Considering the concert as a
whole, the Daily Telegraph (16 November 1905, p.11) noted that Granger’s
“…adherents almost completely filled the room.” Furthermore, it considered that
“the artist…shows a steady advance in [his] ability to interpret the works of
the great composers in a manner that yields satisfaction to connoisseurs.” On
the downside the critic felt that Grainger was “a little too much inclined…to
establish the quality of his muscle.” This made his interpretation of the
Bach/Busoni and the Brahms “a thought too powerful.”
This notion was echoed by H.V. in the Musical Standard (25 November 1905, p343).

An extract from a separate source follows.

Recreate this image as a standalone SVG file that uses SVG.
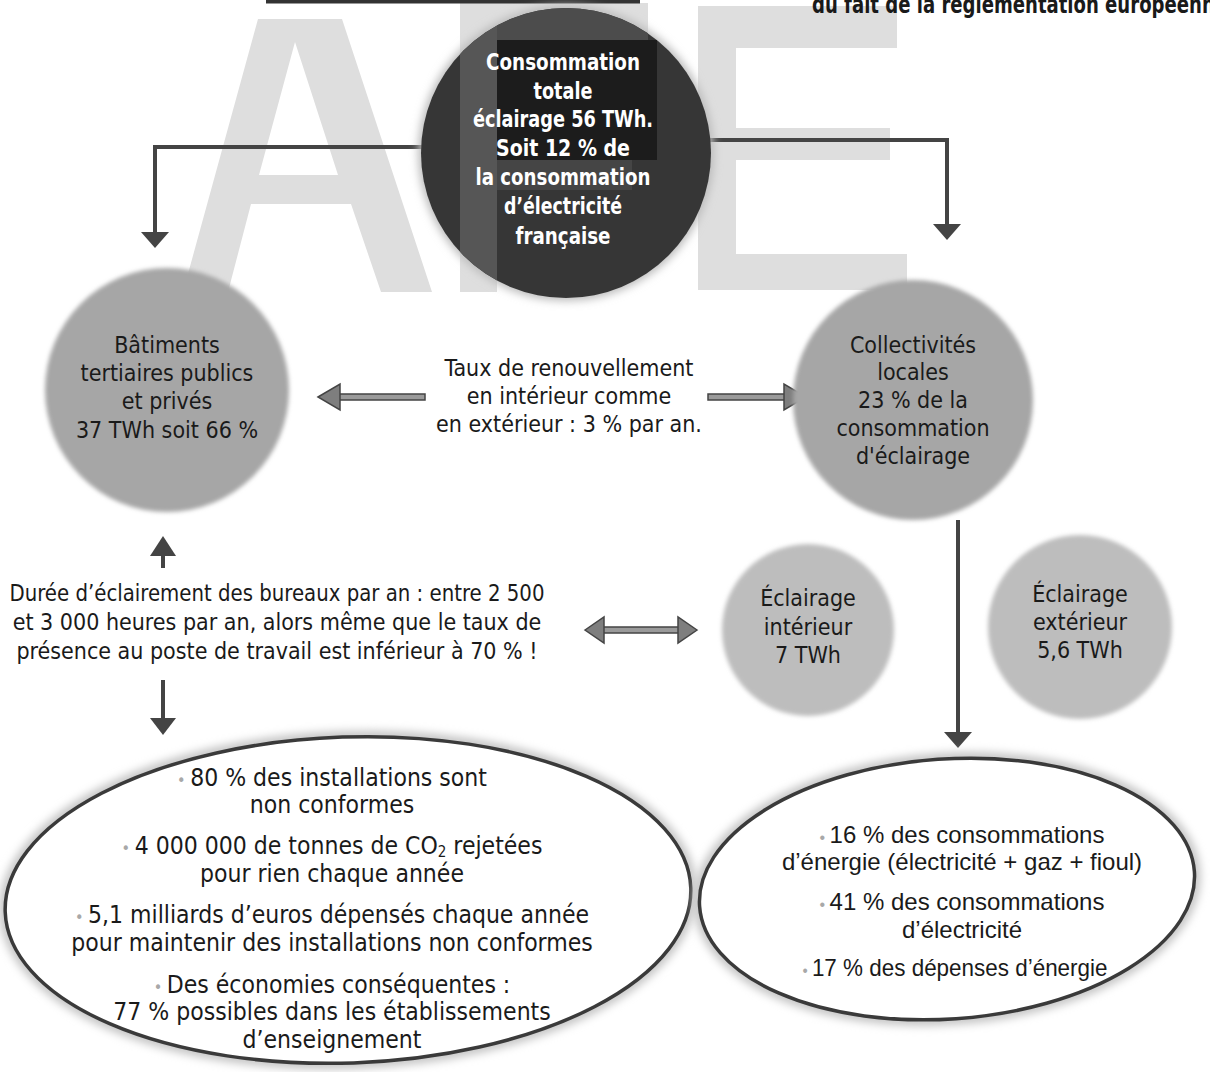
<svg xmlns="http://www.w3.org/2000/svg" width="1210" height="1072" viewBox="0 0 1210 1072">
<style>
text{font-family:'Liberation Sans Narrow','DejaVu Sans Condensed','Liberation Sans',sans-serif;text-anchor:middle}
.w{fill:#fff;font-weight:bold;font-size:23px}
.t{fill:#1a1a1a;font-size:23px}
.e{fill:#1a1a1a;font-size:24.5px}
.h{fill:#1a1a1a;font-size:24px;font-family:'Liberation Sans',Arial,sans-serif}
.bul{fill:#a8a8a8;font-size:16px}
.wm{fill:#dedede}
.con{stroke:#444;stroke-width:4;fill:none}
.head{fill:#444}
.ga{fill:#9a9a9a;stroke:#444;stroke-width:1.5}
.gh{fill:#7e7e7e;stroke:#444;stroke-width:1.5}
.gc{fill:#a6a6a6;filter:url(#soft)}
.lc{fill:#bdbdbd;filter:url(#soft)}
.halo{fill:none;stroke:#c4c4c4;stroke-width:12;filter:url(#blur)}
.eo{fill:#fff;stroke:#3a3a3a;stroke-width:3.5}
</style>
<defs>
<filter id="soft" x="-10%" y="-10%" width="120%" height="120%"><feGaussianBlur stdDeviation="2"/></filter>
<filter id="blur" x="-10%" y="-10%" width="120%" height="120%"><feGaussianBlur stdDeviation="4"/></filter>
<clipPath id="cc"><circle cx="566" cy="153" r="145"/></clipPath>
</defs>
<rect width="1210" height="1072" fill="#fff"/>

<!-- watermark AFE -->
<g id="watermark">
<path class="wm" fill-rule="evenodd" d="M258,19 L342,19 L432,292 L381,292 L351,204 L251,204 L228,292 L183,292 Z M295,42 L338,175 L259,175 Z"/>
<path class="wm" d="M460,3 H648 V40 H497 V160 H632 V190 H497 V292 H460 Z"/>
<path class="wm" d="M698,6 H897 V48 H736 V128 H890 V160 H736 V254 H907 V290 H698 Z"/>
</g>

<!-- top remnants -->
<rect x="266" y="0" width="374" height="3.5" fill="#333"/>
<text x="812" y="13" textLength="415" lengthAdjust="spacingAndGlyphs" style="text-anchor:start;font-weight:bold;font-size:24px;fill:#1a1a1a">du fait de la réglementation européenne</text>

<!-- connectors -->
<g id="connectors">
<path class="con" d="M425,147 H155 V233"/>
<polygon class="head" points="141,232 169,232 155,248"/>
<path class="con" d="M708,140 H947 V225"/>
<polygon class="head" points="933,224 961,224 947,240"/>
<path class="con" d="M958,520 V733"/>
<polygon class="head" points="944,732 972,732 958,748"/>
<path class="con" d="M163,568 V553"/>
<polygon class="head" points="150,556 176,556 163,536"/>
<path class="con" d="M163,680 V720"/>
<polygon class="head" points="150,718 176,718 163,735"/>
<rect class="ga" x="338" y="394" width="87" height="6"/>
<polygon class="gh" points="318,397 340,384 340,410"/>
<rect class="ga" x="708" y="394" width="78" height="6"/>
<polygon class="gh" points="806,397 784,384 784,410"/>
<rect class="ga" x="602" y="627" width="78" height="6"/>
<polygon class="gh" points="585,630 604,617 604,643"/>
<polygon class="gh" points="697,630 678,617 678,643"/>
</g>

<!-- central dark node -->
<g id="total">
<circle cx="566" cy="153" r="148" fill="#bcbcbc" filter="url(#blur)"/>
<circle cx="566" cy="153" r="145" fill="#363636"/>
<g clip-path="url(#cc)">
<rect x="460" y="0" width="37" height="300" fill="#565656"/>
<rect x="497" y="0" width="151" height="40" fill="#4c4c4c"/>
<rect x="497" y="40" width="160" height="120" fill="#1c1c1c"/>
<rect x="497" y="160" width="135" height="30" fill="#454545"/>
</g>
<text class="w" x="563" y="70" textLength="154" lengthAdjust="spacingAndGlyphs">Consommation</text>
<text class="w" x="563" y="99" textLength="59" lengthAdjust="spacingAndGlyphs">totale</text>
<text class="w" x="563" y="127" textLength="180" lengthAdjust="spacingAndGlyphs">éclairage 56 TWh.</text>
<text class="w" x="563" y="156" textLength="134" lengthAdjust="spacingAndGlyphs">Soit 12 % de</text>
<text class="w" x="563" y="185" textLength="175" lengthAdjust="spacingAndGlyphs">la consommation</text>
<text class="w" x="563" y="214" textLength="118" lengthAdjust="spacingAndGlyphs">d’électricité</text>
<text class="w" x="563" y="244" textLength="95" lengthAdjust="spacingAndGlyphs">française</text>
</g>

<g id="batiments">
<circle class="gc" cx="167" cy="390" r="122"/>
<text class="t" x="167" y="353">Bâtiments</text>
<text class="t" x="167" y="381">tertiaires publics</text>
<text class="t" x="167" y="409">et privés</text>
<text class="t" x="167" y="438">37 TWh soit 66 %</text>
</g>

<g id="renouvellement">
<text class="t" x="569" y="376">Taux de renouvellement</text>
<text class="t" x="569" y="404">en intérieur comme</text>
<text class="t" x="569" y="432">en extérieur : 3 % par an.</text>
</g>

<g id="collectivites">
<circle class="gc" cx="913" cy="400" r="120"/>
<text class="t" x="913" y="353">Collectivités</text>
<text class="t" x="913" y="380">locales</text>
<text class="t" x="913" y="408">23 % de la</text>
<text class="t" x="913" y="436">consommation</text>
<text class="t" x="913" y="464">d'éclairage</text>
</g>

<g id="duree">
<text class="t" x="277" y="601" textLength="535" lengthAdjust="spacingAndGlyphs">Durée d’éclairement des bureaux par an : entre 2 500</text>
<text class="t" x="277" y="630">et 3 000 heures par an, alors même que le taux de</text>
<text class="t" x="277" y="659">présence au poste de travail est inférieur à 70 % !</text>
</g>

<g id="interieur">
<circle class="lc" cx="808" cy="630" r="86"/>
<text class="t" x="808" y="606">Éclairage</text>
<text class="t" x="808" y="635">intérieur</text>
<text class="t" x="808" y="663">7 TWh</text>
</g>

<g id="exterieur">
<circle class="lc" cx="1080" cy="627" r="92"/>
<text class="t" x="1080" y="602">Éclairage</text>
<text class="t" x="1080" y="630">extérieur</text>
<text class="t" x="1080" y="658">5,6 TWh</text>
</g>

<g id="constats-batiments">
<ellipse class="halo" cx="348" cy="900" rx="343" ry="163" transform="rotate(-2 348 900)"/>
<ellipse class="eo" cx="348" cy="900" rx="343" ry="163" transform="rotate(-2 348 900)"/>
<text class="e" x="332" y="786"><tspan class="bul">• </tspan>80 % des installations sont</text>
<text class="e" x="332" y="813">non conformes</text>
<text class="e" x="332" y="854"><tspan class="bul">• </tspan>4 000 000 de tonnes de CO<tspan dy="3" font-size="15">2</tspan><tspan dy="-3"> rejetées</tspan></text>
<text class="e" x="332" y="882">pour rien chaque année</text>
<text class="e" x="332" y="923"><tspan class="bul">• </tspan>5,1 milliards d’euros dépensés chaque année</text>
<text class="e" x="332" y="951">pour maintenir des installations non conformes</text>
<text class="e" x="332" y="993"><tspan class="bul">• </tspan>Des économies conséquentes :</text>
<text class="e" x="332" y="1020">77 % possibles dans les établissements</text>
<text class="e" x="332" y="1048">d’enseignement</text>
</g>

<g id="constats-collectivites">
<ellipse class="halo" cx="947" cy="889" rx="248" ry="130" transform="rotate(-4 947 889)"/>
<ellipse class="eo" cx="947" cy="889" rx="248" ry="130" transform="rotate(-4 947 889)"/>
<text class="h" x="962" y="843"><tspan class="bul">• </tspan>16 % des consommations</text>
<text class="h" x="962" y="870">d’énergie (électricité + gaz + fioul)</text>
<text class="h" x="962" y="910"><tspan class="bul">• </tspan>41 % des consommations</text>
<text class="h" x="962" y="938">d’électricité</text>
<text class="h" x="955" y="976" textLength="305" lengthAdjust="spacingAndGlyphs"><tspan class="bul">• </tspan>17 % des dépenses d’énergie</text>
</g>
</svg>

He writes that "Mr Percy Grainger is a pianist with a large technique and a boundless ability, seemingly for making a noise…” His execution “admitted only the two extremes of tone – viz., great power and considerable delicacy.” Thus the “nuances between these two were for the most part absent.”

1 comment:
Grainger went on to make an orchestral arrangement of Pagodes, using a lot of what he called "tuneful percussion". It's on Rattle's In a Nutshell CD and doubtless in the Chandos Grainger edition (I have it somewhere).
This is such a wonderful orchestration that it is easy to imagine that you are hearing the original of which the Debussy is a piano reduction. I can't think of any other orchestral version of a piano work which feels the same.